Wednesday, December 21, 2011

The Pregliascos Make Lasagna


That trip looks insane! Like, ridiculous and not real. Like you were on a movie set actually. So glad you all had such a wonderful time and what looks like terrific weather! Happy Birthday, Mrs. G! 

Still a little upset that you didn't like the first Sherlock Holmes... why do you hate America?

I want to share with you one of my favorite family holiday traditions that I've never actually been a part of...

Here's the jest: On my father's side of the family (The Pregliascos), we have a tradition of gathering on Christmas Eve and eating lasagna and exchanging gifts. This started when my dad's generation were just weeeee little things.

Wait, we're Italian, why don't we eat like 56 kinds of fish on Christmas? 

Well, the only actual Italian in our family was my Great Grandfather and he died when my Grandfather was very young, so although the oh so Italian last name has carried through the generations, real Italian traditions, not so much. SO we've made up our own! (I'll get into Columbus day another time). 

The original lasagna recipe called for Velveeta cheese and cottage cheese. Ick, squared.  Money was tight and with 6 kids running around, you can bet my Grandmother wasn't making Bechamel sauce. It sounds gross, but when it's what you know, it's just as delicious as fancy lasagna, I swear. A few years ago a new and, shall we say, fancier and more updated recipe was introduced, but a dollop of cottage cheese and Velveeta still go in each casserole in honor of my grandparents. 

These days, the whole family gets together at my parents house in Louisville a few weeks before Christmas (I've yet to make this particular pilgrimage) to make the lasagna for Christmas Eve. Each family takes a dish home, freezes it, and then heats it up before coming back to my parents house for the party on the 24th.

The recipe below makes 4 to 5 casseroles and is not exactly scientific.

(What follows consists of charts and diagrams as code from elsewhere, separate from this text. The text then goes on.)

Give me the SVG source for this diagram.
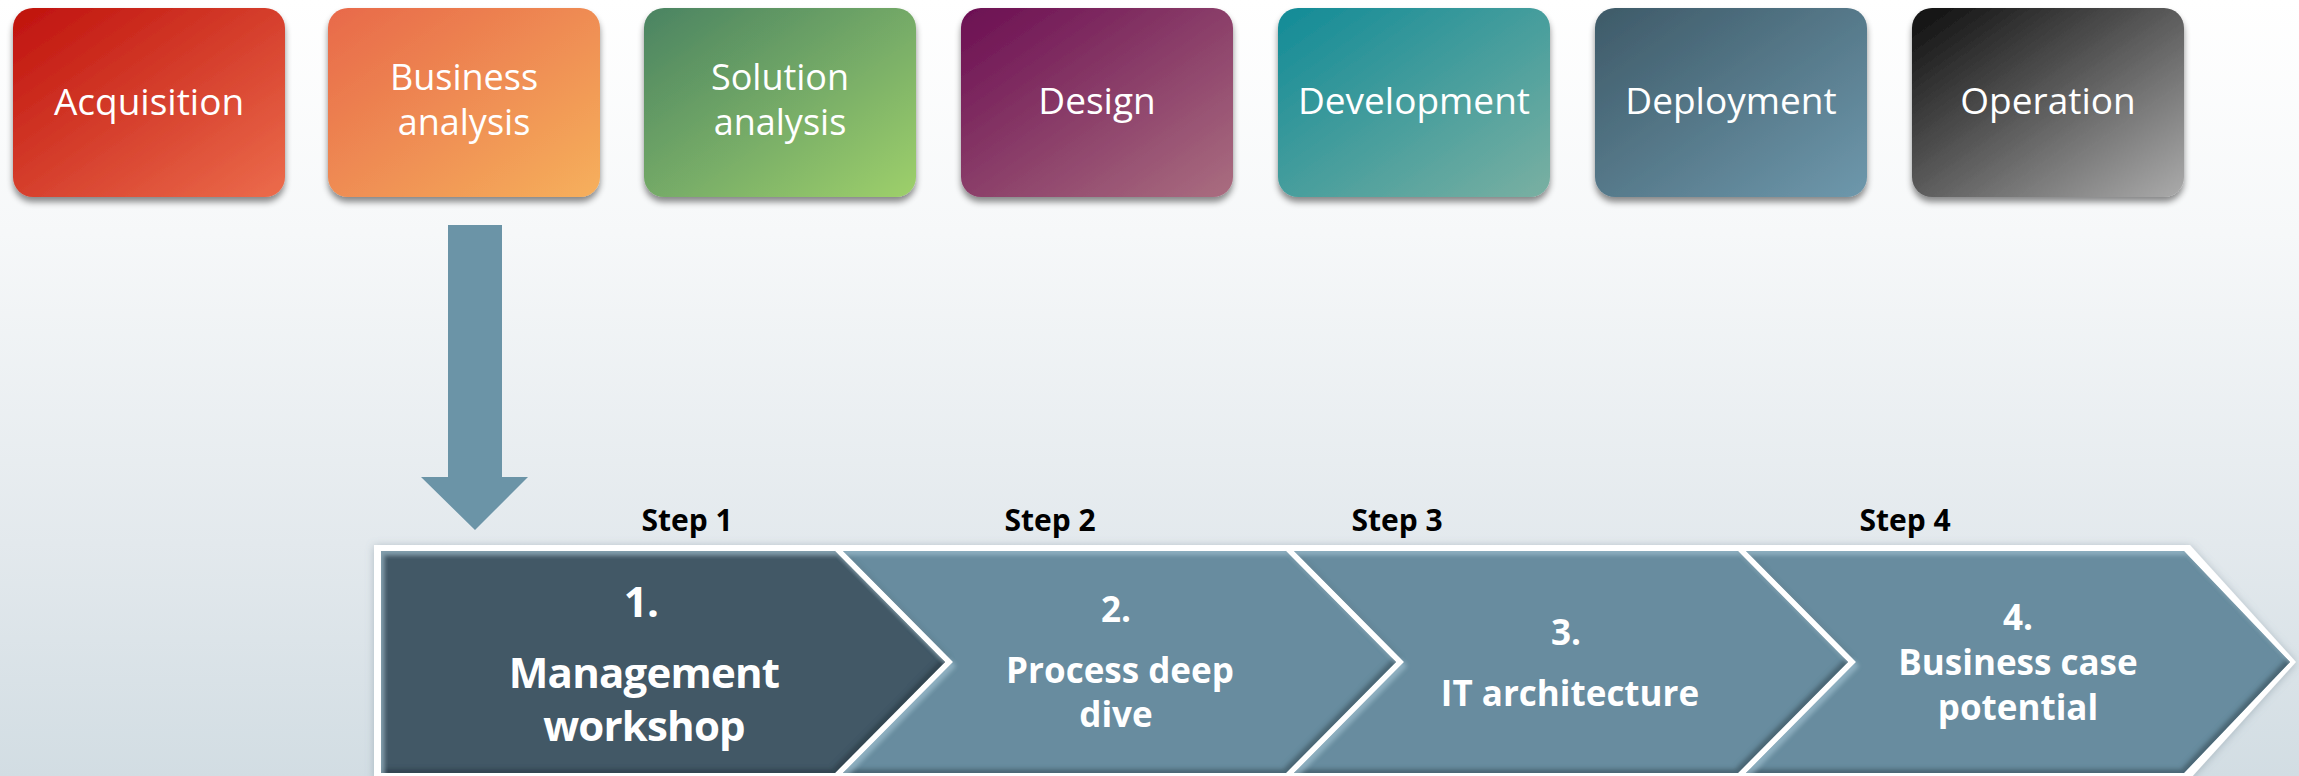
<svg xmlns="http://www.w3.org/2000/svg" width="2299" height="776" viewBox="0 0 2299 776">
  <defs>
    <linearGradient id="bg" x1="0" y1="0" x2="0" y2="1">
      <stop offset="0" stop-color="#FFFFFF"/>
      <stop offset="0.3" stop-color="#F6F8F9"/>
      <stop offset="0.7" stop-color="#E3E9ED"/>
      <stop offset="1" stop-color="#D2DDE3"/>
    </linearGradient>
    <linearGradient id="g1" x1="0" y1="0" x2="1" y2="1"><stop offset="0" stop-color="#BF120D"/><stop offset="1" stop-color="#EC6C4C"/></linearGradient>
    <linearGradient id="g2" x1="0" y1="0" x2="1" y2="1"><stop offset="0" stop-color="#E8694A"/><stop offset="1" stop-color="#F6B05C"/></linearGradient>
    <linearGradient id="g3" x1="0" y1="0" x2="1" y2="1"><stop offset="0" stop-color="#4A8362"/><stop offset="1" stop-color="#9ED06B"/></linearGradient>
    <linearGradient id="g4" x1="0" y1="0" x2="1" y2="1"><stop offset="0" stop-color="#6B0E52"/><stop offset="1" stop-color="#AA6E80"/></linearGradient>
    <linearGradient id="g5" x1="0" y1="0" x2="1" y2="1"><stop offset="0" stop-color="#128B97"/><stop offset="1" stop-color="#7AB0A2"/></linearGradient>
    <linearGradient id="g6" x1="0" y1="0" x2="1" y2="1"><stop offset="0" stop-color="#3E5A68"/><stop offset="1" stop-color="#6E98AC"/></linearGradient>
    <linearGradient id="g7" x1="0" y1="0" x2="1" y2="1"><stop offset="0" stop-color="#0D0D0D"/><stop offset="1" stop-color="#ABABAB"/></linearGradient>
    <filter id="boxShadow" x="-10%" y="-10%" width="120%" height="130%">
      <feDropShadow dx="0" dy="5" stdDeviation="3" flood-color="#000" flood-opacity="0.45"/>
    </filter>
    <filter id="frameShadow" x="-5%" y="-10%" width="110%" height="130%">
      <feDropShadow dx="0" dy="1" stdDeviation="4" flood-color="#6F8390" flood-opacity="0.45"/>
    </filter>
    <filter id="bevel" x="-2%" y="-5%" width="104%" height="110%">
      <feOffset in="SourceAlpha" dx="-3" dy="-4" result="up"/>
      <feGaussianBlur in="up" stdDeviation="2" result="upb"/>
      <feComposite in="SourceAlpha" in2="upb" operator="arithmetic" k2="1" k3="-1" result="darkEdge"/>
      <feFlood flood-color="#1E2E36" flood-opacity="0.55"/>
      <feComposite in2="darkEdge" operator="in" result="dark"/>
      <feOffset in="SourceAlpha" dx="3" dy="4" result="dn"/>
      <feGaussianBlur in="dn" stdDeviation="2" result="dnb"/>
      <feComposite in="SourceAlpha" in2="dnb" operator="arithmetic" k2="1" k3="-1" result="lightEdge"/>
      <feFlood flood-color="#A9CADA" flood-opacity="0.5"/>
      <feComposite in2="lightEdge" operator="in" result="light"/>
      <feMerge>
        <feMergeNode in="SourceGraphic"/>
        <feMergeNode in="dark"/>
        <feMergeNode in="light"/>
      </feMerge>
    </filter>
  </defs>
  <style>
    .box { filter: url(#boxShadow); }
    .phase { font-family: "Open Sans", "Noto Sans", "Liberation Sans", sans-serif; font-size: 37px; fill: #FFFFFF; text-anchor: middle; }
    .phase2 { font-size: 36px; }
    .step { font-family: "Open Sans", "Noto Sans", "Liberation Sans", sans-serif; font-size: 30px; font-weight: 700; fill: #000000; text-anchor: middle; }
    .chev { filter: url(#bevel); }
    .dark { fill: #435966; }
    .light { fill: #678C9F; }
    .ctext { font-family: "Open Sans", "Noto Sans", "Liberation Sans", sans-serif; font-size: 35px; font-weight: 700; fill: #FFFFFF; text-anchor: middle; }
    .ctext1 { font-size: 42px; letter-spacing: -0.8px; }
  </style>

  <rect x="0" y="0" width="2299" height="776" fill="url(#bg)"/>

  <!-- Phase boxes -->
  <g id="node-acquisition">
    <rect class="box" x="13" y="8" width="272" height="189" rx="20" fill="url(#g1)"/>
    <text class="phase" x="149" y="115">Acquisition</text>
  </g>
  <g id="node-business-analysis">
    <rect class="box" x="328" y="8" width="272" height="189" rx="20" fill="url(#g2)"/>
    <text class="phase phase2" x="464" y="90">Business</text>
    <text class="phase phase2" x="464" y="135">analysis</text>
  </g>
  <g id="node-solution-analysis">
    <rect class="box" x="644" y="8" width="272" height="189" rx="20" fill="url(#g3)"/>
    <text class="phase phase2" x="780" y="90">Solution</text>
    <text class="phase phase2" x="780" y="135">analysis</text>
  </g>
  <g id="node-design">
    <rect class="box" x="961" y="8" width="272" height="189" rx="20" fill="url(#g4)"/>
    <text class="phase" x="1097" y="114">Design</text>
  </g>
  <g id="node-development">
    <rect class="box" x="1278" y="8" width="272" height="189" rx="20" fill="url(#g5)"/>
    <text class="phase" x="1414" y="114">Development</text>
  </g>
  <g id="node-deployment">
    <rect class="box" x="1595" y="8" width="272" height="189" rx="20" fill="url(#g6)"/>
    <text class="phase" x="1731" y="114">Deployment</text>
  </g>
  <g id="node-operation">
    <rect class="box" x="1912" y="8" width="272" height="189" rx="20" fill="url(#g7)"/>
    <text class="phase" x="2048" y="114">Operation</text>
  </g>

  <!-- Connectors -->
  <g id="connectors">
    <path d="M448,225 L502,225 L502,477 L528,477 L475,530 L421,477 L448,477 Z" fill="#6B94A7"/>
  </g>

  <!-- Process chevron frame -->
  <g id="process-frame">
    <path d="M374,545 L2190,545 L2296,662 L2190,779 L374,779 Z" fill="#FFFFFF" filter="url(#frameShadow)"/>
  </g>

  <g id="step-1">
    <text class="step" x="687" y="531">Step 1</text>
    <path class="chev dark" d="M381,551 L835,551 L945,662 L835,773 L381,773 Z"/>
    <text class="ctext ctext1" x="641" y="617">1.</text>
    <text class="ctext ctext1" x="644" y="688">Management</text>
    <text class="ctext ctext1" x="644" y="741">workshop</text>
  </g>
  <g id="step-2">
    <text class="step" x="1050" y="531">Step 2</text>
    <path class="chev light" d="M843,551 L1286,551 L1396,662 L1286,773 L843,773 L953,662 Z"/>
    <text class="ctext" x="1116" y="622">2.</text>
    <text class="ctext" x="1120" y="683">Process deep</text>
    <text class="ctext" x="1116" y="727">dive</text>
  </g>
  <g id="step-3">
    <text class="step" x="1397" y="531">Step 3</text>
    <path class="chev light" d="M1294,551 L1738,551 L1848,662 L1738,773 L1294,773 L1404,662 Z"/>
    <text class="ctext" x="1566" y="645">3.</text>
    <text class="ctext" x="1570" y="706">IT architecture</text>
  </g>
  <g id="step-4">
    <text class="step" x="1905" y="531">Step 4</text>
    <path class="chev light" d="M1746,551 L2184,551 L2290,662 L2184,773 L1746,773 L1856,662 Z"/>
    <text class="ctext" x="2018" y="630">4.</text>
    <text class="ctext" x="2018" y="675">Business case</text>
    <text class="ctext" x="2018" y="720">potential</text>
  </g>
</svg>
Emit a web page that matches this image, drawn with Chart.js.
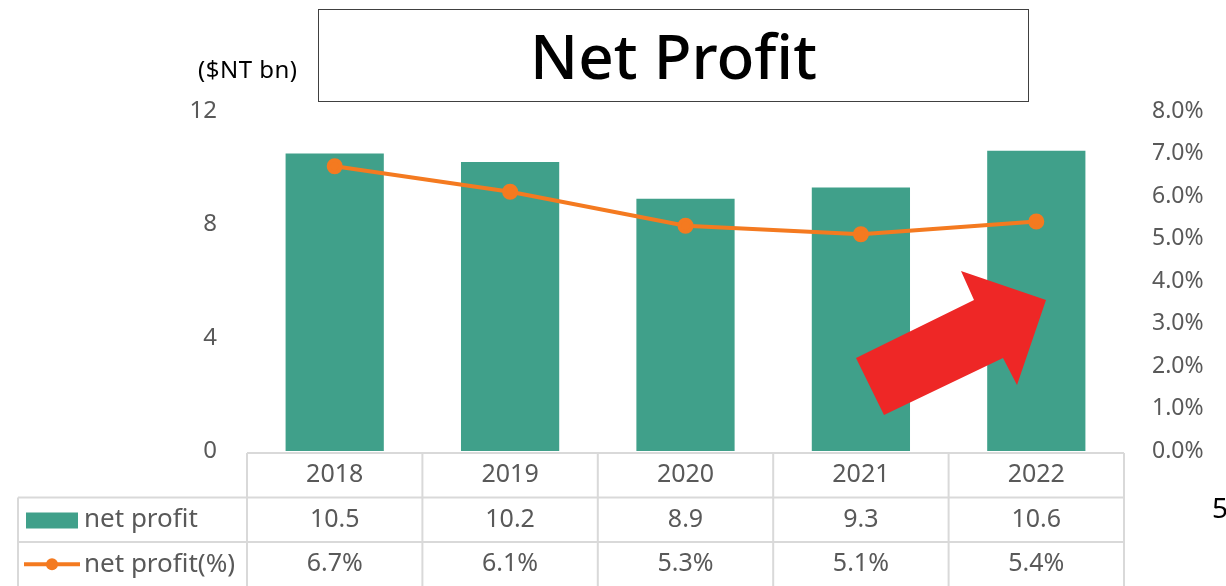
<!DOCTYPE html>
<html lang="en">
<head>
  <meta charset="UTF-8">
  <title>Net Profit</title>
  <script src="https://cdn.jsdelivr.net/npm/chart.js"></script>
  <style>
    body { margin: 0; background: #fff; }
    .wrap { position: relative; width: 1226px; height: 586px; overflow: hidden; }
    .title-box {
      position: absolute; left: 318px; top: 9px; width: 709px; height: 91px;
      border: 1px solid #404040; box-sizing: content-box;
      font-family: "Noto Sans", sans-serif; font-size: 62px; font-weight: 500;
      text-align: center; line-height: 91px; color: #000;
    }
    .unit {
      position: absolute; left: 198px; top: 52px;
      font-family: "Noto Sans", sans-serif; font-size: 24px; color: #000;
      letter-spacing: 0.5px;
    }
    .stray {
      position: absolute; left: 1212px; top: 488px;
      font-family: "Noto Sans", sans-serif; font-size: 28px; color: #000;
    }
  </style>
</head>
<body>
<div class="wrap">
  <canvas id="chart" width="1226" height="586"></canvas>
  <div class="title-box">Net Profit</div>
  <div class="unit">($NT bn)</div>
  <div class="stray">5</div>
</div>
<script>
  const years = ['2018', '2019', '2020', '2021', '2022'];
  const netProfit = [10.5, 10.2, 8.9, 9.3, 10.6];
  const netProfitPct = [6.7, 6.1, 5.3, 5.1, 5.4];
  const leftTicks = [0, 4, 8, 12];

  const green = '#40A08A';
  const orange = '#F47A20';
  const grey = '#595959';
  const lineGrey = '#D9D9D9';
  const font = '"Noto Sans", sans-serif';

  // data table under the plot, plus the red arrow
  const extras = {
    id: 'extras',
    afterDraw(chart) {
      const ctx = chart.ctx;
      const x = chart.scales.x;
      const area = chart.chartArea;
      const top = area.bottom + 2;
      const rowH = 44.5;
      const labelLeft = 18;
      const n = years.length;
      const edges = [];
      for (let i = 0; i <= n; i++) {
        edges.push(i === 0 ? area.left : i === n ? area.right :
          (x.getPixelForValue(i - 1) + x.getPixelForValue(i)) / 2);
      }
      ctx.save();
      ctx.strokeStyle = lineGrey;
      ctx.lineWidth = 2;
      ctx.beginPath();
      ctx.moveTo(area.left, top); ctx.lineTo(area.right, top);
      ctx.moveTo(labelLeft, top + rowH); ctx.lineTo(area.right, top + rowH);
      ctx.moveTo(labelLeft, top + 2 * rowH); ctx.lineTo(area.right, top + 2 * rowH);
      edges.forEach(e => { ctx.moveTo(e, top); ctx.lineTo(e, chart.height); });
      ctx.moveTo(labelLeft, top + rowH); ctx.lineTo(labelLeft, chart.height);
      ctx.stroke();

      ctx.fillStyle = grey;
      ctx.font = '25px ' + font;
      ctx.textAlign = 'center';
      ctx.textBaseline = 'middle';
      years.forEach((y, i) => {
        const cx = x.getPixelForValue(i);
        ctx.fillText(y, cx, top + rowH / 2);
        ctx.fillText(netProfit[i].toFixed(1), cx, top + rowH * 1.5);
        ctx.fillText(netProfitPct[i].toFixed(1) + '%', cx, top + rowH * 2.5);
      });

      // legend keys
      ctx.fillStyle = green;
      ctx.fillRect(26, top + rowH + 15, 52, 16);
      ctx.strokeStyle = orange;
      ctx.lineWidth = 4;
      ctx.beginPath();
      ctx.moveTo(24, top + rowH * 2.5); ctx.lineTo(80, top + rowH * 2.5);
      ctx.stroke();
      ctx.fillStyle = orange;
      ctx.beginPath();
      ctx.arc(52, top + rowH * 2.5, 6, 0, Math.PI * 2);
      ctx.fill();
      ctx.fillStyle = grey;
      ctx.textAlign = 'left';
      ctx.font = '26px ' + font;
      ctx.fillText('net profit', 84, top + rowH * 1.5);
      ctx.fillText('net profit(%)', 84, top + rowH * 2.5);

      // red arrow
      ctx.fillStyle = '#EE2726';
      ctx.beginPath();
      ctx.moveTo(856, 358);
      ctx.lineTo(884, 415);
      ctx.lineTo(1003, 358);
      ctx.lineTo(1017, 385);
      ctx.lineTo(1046, 300);
      ctx.lineTo(961, 271);
      ctx.lineTo(974, 300);
      ctx.closePath();
      ctx.fill();
      ctx.restore();
    }
  };

  new Chart(document.getElementById('chart'), {
    data: {
      labels: years,
      datasets: [
        {
          type: 'line',
          label: 'net profit(%)',
          data: netProfitPct,
          yAxisID: 'y1',
          borderColor: orange,
          backgroundColor: orange,
          borderWidth: 4,
          pointRadius: 6,
          pointHoverRadius: 6,
          tension: 0,
          order: 0
        },
        {
          type: 'bar',
          label: 'net profit',
          data: netProfit,
          yAxisID: 'y',
          backgroundColor: green,
          categoryPercentage: 1,
          barPercentage: 0.56,
          order: 1
        }
      ]
    },
    options: {
      responsive: false,
      animation: false,
      layout: { padding: { top: 111, bottom: 135, left: 0, right: 0 } },
      plugins: { legend: { display: false }, tooltip: { enabled: false } },
      scales: {
        x: { display: false, offset: true },
        y: {
          position: 'left',
          min: 0, max: 12,
          afterBuildTicks: s => { s.ticks = leftTicks.map(v => ({ value: v })); },
          afterFit: s => { s.width = 247; },
          grid: { display: false },
          border: { display: false },
          ticks: { color: grey, font: { family: font, size: 24 }, padding: 22 }
        },
        y1: {
          position: 'right',
          min: 0, max: 8,
          afterFit: s => { s.width = 102; },
          grid: { display: false },
          border: { display: false },
          ticks: {
            stepSize: 1,
            color: grey,
            font: { family: font, size: 23 },
            padding: 20,
            callback: v => v.toFixed(1) + '%'
          }
        }
      }
    },
    plugins: [extras]
  });
</script>
</body>
</html>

  • 5 onions, finely chopped
  • 18 cloves of garlic, finely chopped
  • 8 carrots, shaved or finely chopped
  • 7 stalks of celery, finely chopped
  • 12 tablespoons of thyme
  • 11 28 oz cans of plum tomatoes, hand crushed
  • 2 cups of butter
  • 8 cups of milk
  • 8 cups of heavy cream
  • 2 cups of all purpose flour
  • Nutmeg
  • 6 boxes of lasagna noodles
  • 5 pounds of ground sirloin, browned
  • 5 pound pot roast, shredded (braised and cooked in red wine)
  • 3 pounds mozzarella or provolone cheese, sliced
  • 4 containers ricotta cheese

  • Heat a heavy sauce pan over medium heat
  • Cover the bottom of the pan with 1/4" of olive oil
  • Add onion and garlic, cook until golden brown (about 8-10 minutes)
  • Add thyme, celery and carrots. Cook until carrots are soft
  • Add tomatoes (with juice)
  • Season with salt and pepper
  • Bring to a boil, stirring frequently
  • Lower the heat and simmer for 30 minutes or until the sauce is the consistency of oatmeal
  • Add the sirloin and roast
  • Add Italian red wine to taste

  • Melt butter in large sauce pan over medium heat
  • Whisk in flour (Mom insists on Wondra)
  • Pour in milk and heavy cream, whisking continuously
  • Season with salt
  • Lower the heat and simmer, stirring occasionally for 20 minutes
  • Remove the pan from heat, season with salt and nutmeg to taste 

*If the sauce is too thick, add a little more milk
*If the sauce is too thin, return to heat and add a pat of butter and an equal amount of flour


Layer the casserole dishes in the following order:

  • Tomato/Meat sauce
  • Noodles
  • Tomato/Meat sauce
  • Bechamel sauce
  • Ricotta
  • Noodle
  • Repeat

*The meat and tomato sauce will be a little runny since it didn't cook for hours and hours. So use a  
  strainer spoon to put the sauce into the casserole.
*Last layer is mozzarella or provolone on top
*Be sure to save some thyme to mark your initials on top of the casserole you made, obvi.

Here are some photos of the party this past Sunday. Apologies for the picture quality. They were taken by Lil' Q on her phone and obviously photo quality takes a back seat to stirring the bechamel.

AND... my cousin Anna just had her baby last night! Abigail. I can't wait to squeeze her while we're in Louisville for the holidays! Yay, Anna and Jay! Another lasagna eater!



  1. Love this tradition! I have to share that I consider my Mom a very legit Italian cook (she learned all her recipes from her Dad who was first generation American after his parents moved here from Sicily). She swears by cottage cheese in her lasagna and refuses to use anything else. It tends to be a bit creamier than the ricotta you find in the supermarkets here. :)

  2. Oh my cousins are gonna love this info. Cottage cheese is in fact, legit. Love it!

  3. D, this sounds DELICIOUS! YUM. And I love that you arrive just in time to eat!